Wednesday, May 16, 2012
Are we afraid?
It's a curious thing.
When I write or speak on the subject of What's Wrong In Our Workplaces, people generally chip in quite willingly and energetically. When I speak of speaking out on the subject of What's Wrong In Our Workplaces, of not only venting about the problems but actively seeking solutions, people are not quite so willing and enthusiastic to discuss.
Sometimes I am met with anger and resentment and some variation on shut-the-hell-up. More often I am met with a fatalistic oh-I-don't-like-it-either-but-what-can-you-do.
And when it is clear that I am neither going to shut the hell up nor going to sink into the morass of fatalism?
No comments. No thumbs-up. No way-to-go boosts of encouragement.
We fear to speak our minds.
Good reasons do exist for being afraid. By and large, the average American workplace seems to depend upon living in a continual low grade (or not so low grade) state of insecurity and fear. I don't like this, and that is wrong, but if I say anything I will lose my job, and then what will I do? It's not safe to speak out; at least, that is what we are encouraged to believe.
In the extreme, a culture of fear is actively and blatantly cultivated. I myself once worked in such a place: People were targeted for ongoing harassment, continually criticized and picked apart, given an unpredictable barrage of good-cop-bad-cop treatment, in an effort to either break them into docility or push them out the door.
Our material security depends upon fitting in--or at least appearing to fit in--with the system. Making waves is a good way to mark yourself as a Problem To Be Fixed. Standing up when no one else is willing to stand up with you is indeed both frightening and risky.
And yet, as long as we remain afraid to speak, afraid to act, afraid to even acknowledge the truth of what we are seeing and experiencing in the workplace, nothing will ever change. The only way to change circumstances that stress and oppress is to be willing to see and to say and to act. And that begins with changing what we believe about ourselves and about the world in which we live and work.
Change begins within.
The American business world can, in many aspects, be viewed as one giant dysfunctional system. The same insights that apply to healing from dysfunctional family relationships apply to healing from dysfunctional work relationships.

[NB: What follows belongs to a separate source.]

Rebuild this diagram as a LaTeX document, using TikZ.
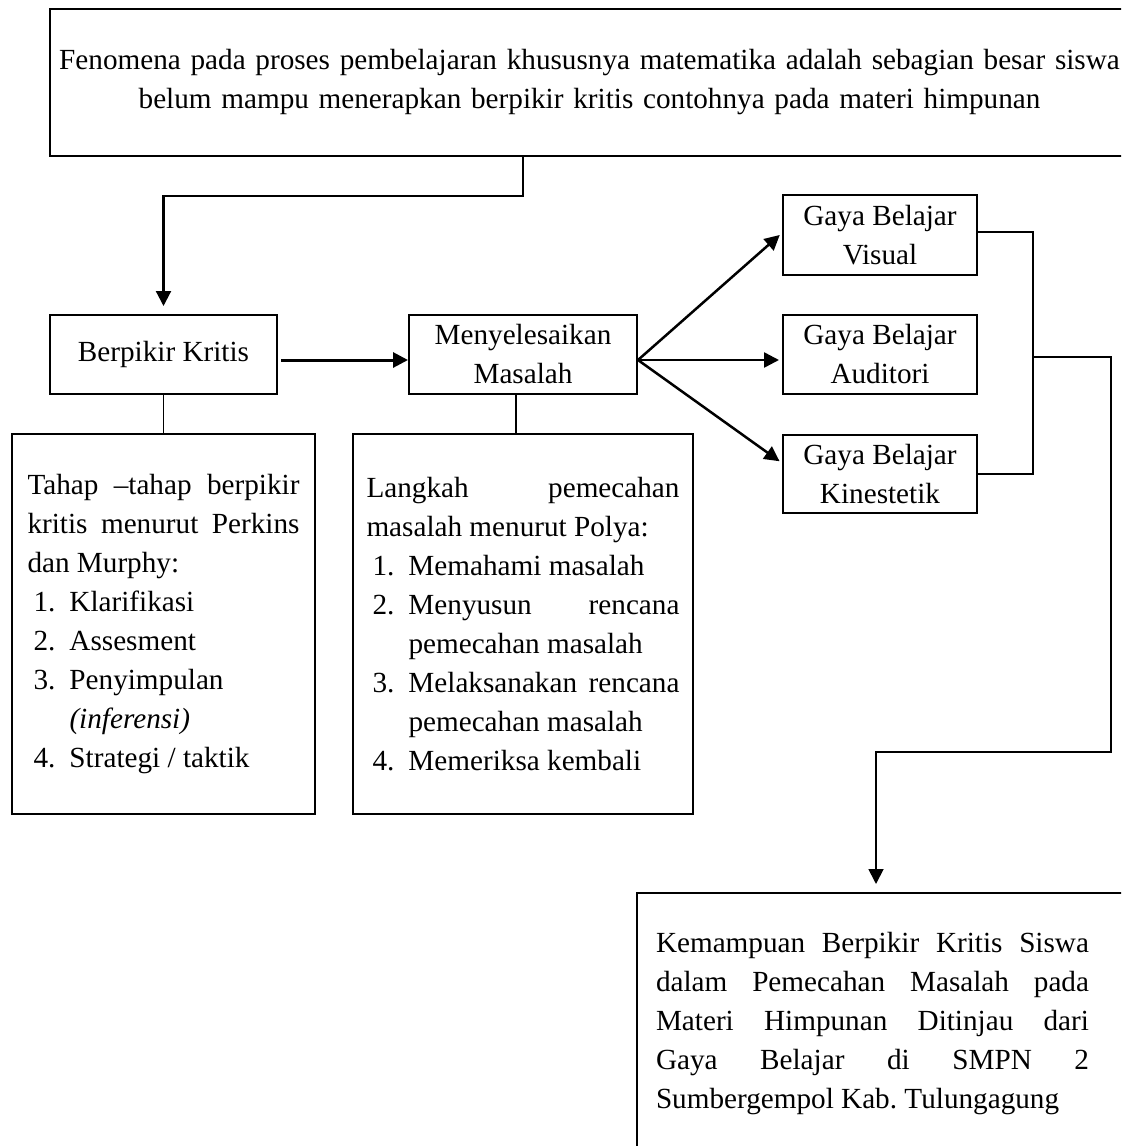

So much of what's wrong in the workplace depends upon psychological control of the people who work there. Changing the outer shape of how we do business begins, then, with changing the ideas we hold about ourselves, our own worth, how business should be done, and how business should not be done. People who cannot be shamed, intimidated, or devalued are people who cannot be manipulated by others.
If you believe in yourself, if you have a sense of healthy and appropriate boundaries, and if you are joined by everyone around you in not just believing but knowing that you are entitled to be treated with dignity and respect, eventually you will prevail. Bullies--in all walks of life--thrive on other people's insecurity, self-loathing, and fear. Gain confidence, self-respect, and perspective, and bullies find you a less attractive target for victimization.
A healthy inner disposition is, of course, no guarantee against ever being victimized, but it gives you a foundation of inner strength from which you can advocate for yourself and for others to stand up against unjust treatment and to stand up for your own fundamental humanity and well-being.